Covid-19 and language change

August 21, 2020 by Alison Tunley

Covid-19 and language change

When the world undergoes rapid change, language also evolves at pace to keep up. As the obvious recent example, Covid-19 and language change have gone hand-in-hand. Over the last few months, we have all seen our vocabulary enriched with various scientific and sociological terminology to describe the experience of dealing with the corona virus. Much of this new vocabulary involves existing words being used in a slightly novel way. For example, social distancing is now a shorthand for describing the requirement to keep a certain distance from other people to avoid infection. It is also something of a misnomer as the key detail is to maintain physical rather than social distance. But language is flexible, and people soon understood the intended instruction.

Similarly, the US term shelter in place is an existing phrase, originally a Cold War invention to describe the need to take cover in the event of a nuclear attack. This has now been widely adopted and reinterpreted to cover the “stay at home” orders widely in place around the world. The OED blog gives an interesting insight into tracking these changing usages and keeping up with sudden lexicographic change.

In addition to the evolution of standard vocabulary to describe new phenomena, there has been widespread acquisition of specialist scientific terms by the general population. These are not new lexical items, but previously specialist terms now understood by a much broader cross-section of people. For example, few would have been able to define what the reproductive number of a virus meant prior to this pandemic. Now we are all talking about the R-value like professional epidemiologists. Those who have delved a bit more deeply into the scientific research may also have acquired terms such as specificity and sensitivity. In testing these refer respectively to the “true negative rate” (the ability of the test to correctly identify those without the disease) and the “true positive rate” (the percentage correctly identified as having the disease).

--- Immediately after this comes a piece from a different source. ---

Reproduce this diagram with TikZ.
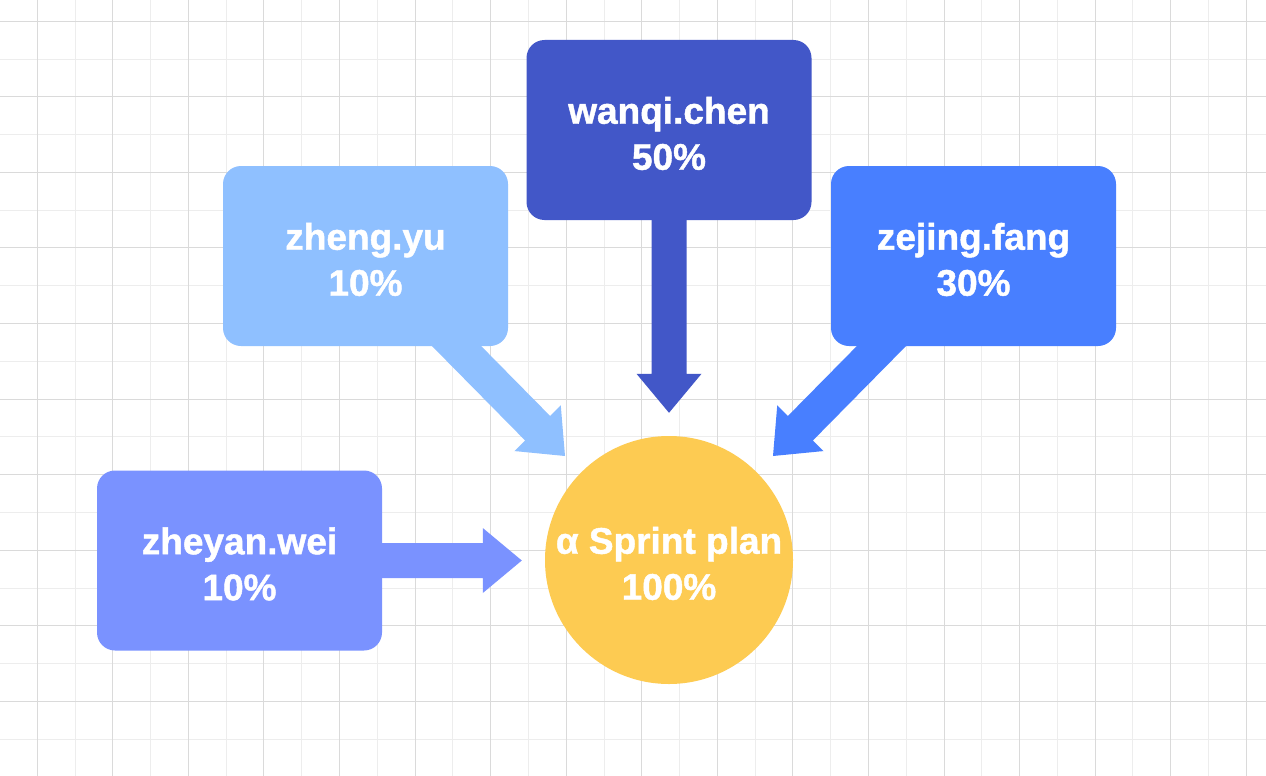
\documentclass[tikz,border=0pt]{standalone}
\usepackage{fontspec}
\setmainfont{Liberation Sans}[BoldFeatures={FakeBold=1.2}]
\usetikzlibrary{calc,backgrounds}
\definecolor{gridD}{HTML}{DADADA}
\definecolor{gridL}{HTML}{EDEDED}
\definecolor{cZY}{HTML}{8FC0FF}
\definecolor{cWQ}{HTML}{4257C8}
\definecolor{cZF}{HTML}{487FFF}
\definecolor{cZW}{HTML}{7A92FF}
\definecolor{cC}{HTML}{FDCB52}
\newcommand\blockarrow[3]{%
  \coordinate (hb) at ($(#2)!39pt!(#1)$);
  \fill[#3] ($(#1)!17.5pt!90:(#2)$) -- ($(hb)!17.5pt!90:(#2)$) -- ($(hb)!32.5pt!90:(#2)$)
    -- (#2) -- ($(hb)!32.5pt!-90:(#2)$) -- ($(hb)!17.5pt!-90:(#2)$) -- ($(#1)!17.5pt!-90:(#2)$) -- cycle;}
\begin{document}
\begin{tikzpicture}[x=1pt,y=-1pt,
  box/.style={rounded corners=18pt, minimum width=285pt, minimum height=180pt, inner sep=0pt,
    text=white, align=center, font=\bfseries\fontsize{37}{46}\selectfont},
  circ/.style={circle, minimum size=248pt, inner sep=0pt, fill=cC,
    text=white, align=center, font=\bfseries\fontsize{37}{46}\selectfont},
  lbl/.style={text=white, align=center, inner sep=0pt, font=\bfseries\fontsize{37}{46}\selectfont}]
\useasboundingbox (0,0) rectangle (1266,776);
\node[box, fill=cZY] (zy) at (365.5,256) {};
\node[box, fill=cWQ] (wq) at (669,130) {};
\node[box, fill=cZF] (zf) at (973.5,256) {};
\node[box, fill=cZW] (zw) at (239.5,560.5) {};
\node[circ] (c) at (669,560) {};
\node[lbl] (tzy) at ($(zy.center)+(0,3.5)$) {zheng.yu\\10\%};
\node[lbl] (twq) at ($(wq.center)+(0,3.5)$) {wanqi.chen\\50\%};
\node[lbl] (tzf) at ($(zf.center)+(0,3.5)$) {zejing.fang\\30\%};
\node[lbl] (tzw) at ($(zw.center)+(0,3.5)$) {zheyan.wei\\10\%};
\node[lbl] (tc) at ($(c.center)+(0,3.5)$) {α Sprint plan\\100\%};
\coordinate (s1) at ($(zy.south)+(71.5,-20)$);
\coordinate (t1) at (565,456);
\coordinate (s3) at ($(zf.south)+(-72.5,-20)$);
\coordinate (t3) at (773,456);
\coordinate (t2) at ($(c.north)+(0,-23)$);
\coordinate (t4) at ($(c.west)+(-23,0.5)$);
\begin{pgfonlayer}{background}
  \fill[white] (0,0) rectangle (1266,776);
  \foreach \i in {0,...,34} {
    \draw[gridL, line width=1pt] ({-0.48+37.78*2*\i},0) -- ++(0,776);
    \draw[gridL, line width=1pt] (0,{-16.48+37.78*2*\i}) -- ++(1266,0);
  }
  \foreach \i in {0,...,17} {
    \draw[gridD, line width=1pt] ({37.3+75.56*\i},0) -- ++(0,776);
    \draw[gridD, line width=1pt] (0,{21.3+75.56*\i}) -- ++(1266,0);
  }
  \blockarrow{s1}{t1}{cZY}
  \blockarrow{wq.south}{t2}{cWQ}
  \blockarrow{s3}{t3}{cZF}
  \blockarrow{zw.east}{t4}{cZW}
\end{pgfonlayer}
\end{tikzpicture}
\end{document}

Language is crucial to describing and dealing with the challenges of the coronavirus. The UK government attracted heavy criticism for its shift in messaging from “stay at home” (clear and simple) to “stay alert” (vague and open to endless comedy interpretation on social media).

As various countries ease out of lockdown and commercial activity resumes on a wider scale, there has been discussion of the need to reflate the economy, stimulating economic output by government stimulus. This is another pre-existing term, but likely to enjoy a boost in usage following the global dip in business activity.

Lexical borrowing is also evident. I have come across several examples of English speakers using the term deconfinement (originally French) to refer to the easing of lockdown measures. No doubt the Académie Française would be delighted at the infiltration of some French vocabulary into English usage, but they may have been too busy debating the gender of Covid-19 to notice. Despite the fact that many French speakers have been referring to “le Covid”, the academy has issued a ruling stipulating that the correct gender for Covid is feminine. When it comes to Covid-19 and language change, the Académie is as ever on the ball!